Reputation: 3
I'm working with a data frame that looks very similar to the below:
Image here, unfortunately don't have enough reputation yet
This is a 600,000 row data frame. What I want to do is for every repeated instance within the same date, I'd like to divide the cost by total number of repeated instances. I would also like to consider only those falling under the "Sales" tactic.

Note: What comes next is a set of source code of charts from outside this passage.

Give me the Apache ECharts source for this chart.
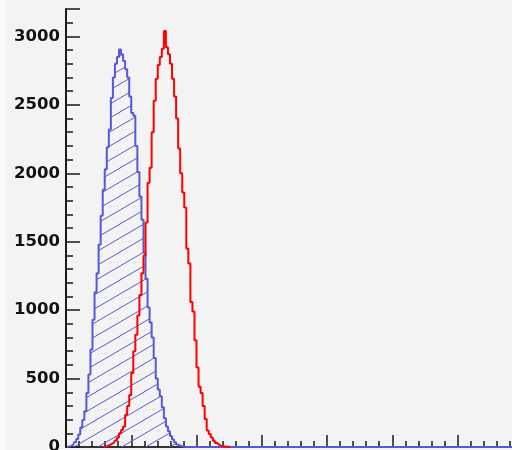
<!DOCTYPE html>
<html><head><meta charset="utf-8">
<script src="https://cdn.jsdelivr.net/npm/echarts@6/dist/echarts.min.js"></script>
<style>html,body{margin:0;padding:0;background:#f3f3f3}#c{width:512px;height:450px}</style>
</head><body><div id="c"></div>
<script>
// histogram binning: 32 bins per x unit, 256 bins over 0..8
const binsPerUnit = 32;
const nBins = 256;
const yTickLabels = [0, 500, 1000, 1500, 2000, 2500, 3000];
// blue (hatched) histogram, starting at bin 0
const blueStart = 0;
const blueValues = [0,3,8,15,35,58,92,142,197,262,395,530,712,930,1130,1270,1480,1690,1880,2030,2190,2320,2550,2700,2800,2850,2905,2870,2820,2760,2700,2560,2440,2420,2200,2010,1830,1660,1420,1230,1020,910,800,650,500,420,370,290,210,150,115,80,55,35,18,10,5,2,0];
// red histogram, starting at bin 18
const redStart = 18;
const redValues = [0,4,8,15,22,32,47,70,100,125,150,235,300,380,540,700,820,960,1110,1270,1400,1640,1930,2040,2300,2530,2690,2790,2850,2910,3040,2920,2870,2800,2690,2560,2400,2180,2000,1860,1750,1450,1340,1060,990,780,580,440,395,300,205,120,95,70,45,30,18,10,6,4,2,1,0];

function center(k){ return (k + 0.5) / binsPerUnit; }
const blueData = [];
for (let k = 0; k < nBins; k++) {
  const i = k - blueStart;
  blueData.push([center(k), (i >= 0 && i < blueValues.length) ? blueValues[i] : 0]);
}
const redData = redValues.map((v, i) => [center(redStart + i), v]);

const blue = '#5858d8';
const cv = document.createElement('canvas');
cv.width = 24; cv.height = 14;
const ctx = cv.getContext('2d');
ctx.strokeStyle = blue; ctx.lineWidth = 1;
for (let n = -1; n <= 1; n++) {
  ctx.beginPath();
  ctx.moveTo(0, 14 + n * 14);
  ctx.lineTo(24, 0 + n * 14);
  ctx.stroke();
}

const ink = '#1a1a1a';
const chart = echarts.init(document.getElementById('c'), null, {renderer: 'canvas'});
chart.setOption({
  animation: false,
  backgroundColor: '#f3f3f3',
  graphic: [{type: 'rect', left: 0, top: 0, shape: {width: 5, height: 450}, style: {fill: '#fbfbfb'}, z: -1}],
  grid: {left: 66, top: 9, width: 522, bottom: 3, outerBoundsMode: 'none', containLabel: false},
  xAxis: [
    {type: 'value', min: 0, max: 8, interval: 1,
     axisLine: {show: true, onZero: false, lineStyle: {color: ink, width: 2}},
     axisTick: {show: true, inside: true, length: 12, lineStyle: {color: ink, width: 1.5}},
     minorTick: {show: true, splitNumber: 5, length: 6, lineStyle: {color: ink, width: 1.5}},
     axisLabel: {show: false}, splitLine: {show: false}},
    {type: 'value', position: 'top', min: 0, max: 8,
     axisLine: {show: true, lineStyle: {color: '#333', width: 2}},
     axisTick: {show: false}, axisLabel: {show: false}, splitLine: {show: false}}
  ],
  yAxis: [
    {type: 'value', min: 0, max: 3200, interval: 500,
     axisLine: {show: true, lineStyle: {color: ink, width: 2}},
     axisTick: {show: true, inside: true, length: 14, lineStyle: {color: ink, width: 1.5}},
     axisLabel: {margin: 6, fontFamily: 'DejaVu Sans', fontWeight: 'bold', fontSize: 16.5, color: '#111',
       formatter: v => yTickLabels.includes(v) ? String(v) : ''},
     splitLine: {show: false}},
    {type: 'value', min: 0, max: 3200, interval: 100, position: 'left',
     axisLine: {show: false},
     axisTick: {show: true, inside: true, length: 7, lineStyle: {color: ink, width: 1.5}},
     axisLabel: {show: false}, splitLine: {show: false}}
  ],
  series: [
    {type: 'line', step: 'middle', data: blueData, showSymbol: false, z: 2,
     lineStyle: {color: blue, width: 2},
     areaStyle: {color: {image: cv, repeat: 'repeat'}, opacity: 1}},
    {type: 'line', step: 'middle', data: redData, showSymbol: false, z: 3,
     lineStyle: {color: '#ff0000', width: 2}}
  ]
});
</script></body></html>
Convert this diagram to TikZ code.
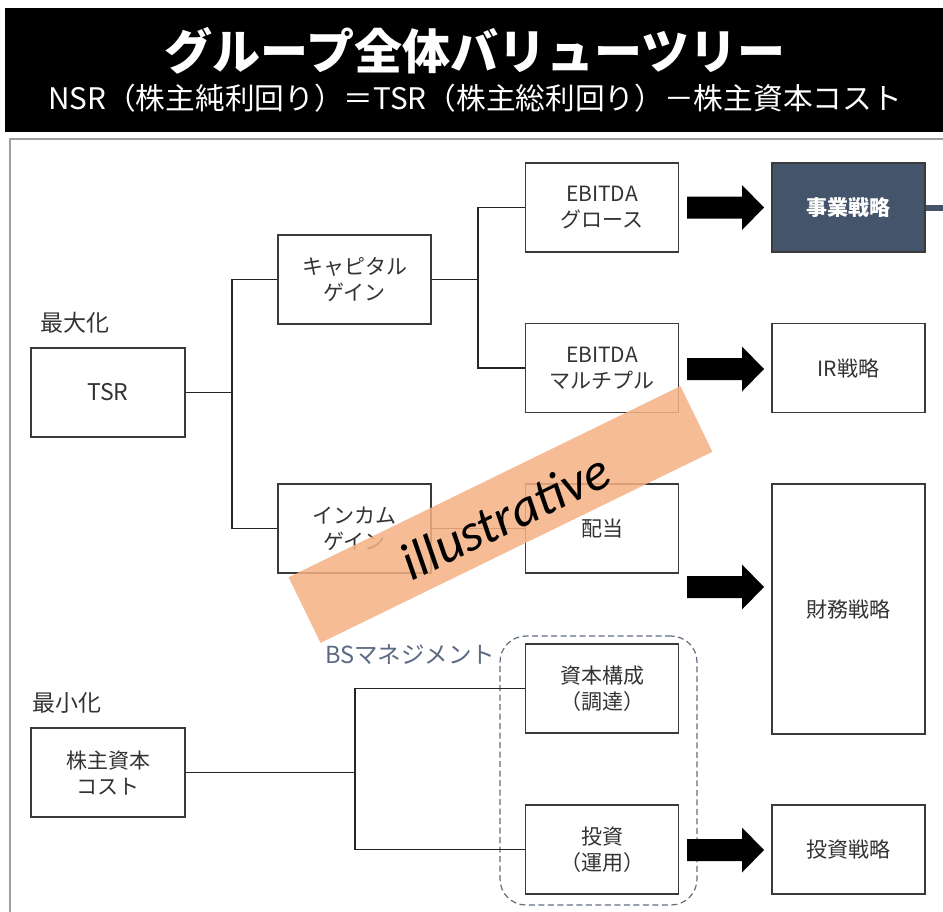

So for example, in 1/1/16, there are 2 "Help Packages" that are also under the "Sales" tactic. Because there are 2 instances within the same date, I'd like to divide the cost of each by 2 (so the cost would come out as $5 for each).
This is the code I have:
for(i in 1:length(dfExample$Date)){
if(dfExample$Tactic) == "Sales"){
list = agrep(dfExample$Package[i], dfExample$Package)
for(i in list){
date_repeats = agrep(i, dfExample$Date)
dfExample$Cost[date_repeats] = dfExample$Package[i]/length(date_repeats)
}
}
}
It is incredibly inefficient and slow. I know there's got to be a better way to achieve this. Any help would be much appreciated. Thank you!
Upvotes: 0
Views: 54
Reputation: 12559
ave()
can give a solution without additional packages:
with(dfExample, Cost / ave(Cost, Date, Package, Tactic, FUN=length))
Upvotes: 3
Reputation: 145870
Using dplyr
:
library(dplyr)
dfExample %>%
group_by(Date, Package, Tactic) %>%
mutate(Cost = Cost / n())
I'm a little unclear what you mean by "instance". This (pretty clearly) groups by Date, Package, and Tactic, and so will consider each unique combination of those columns as a grouper. If you don't include Tactic
in the definition of an "instance", then you can remove it to group only by Date and Package.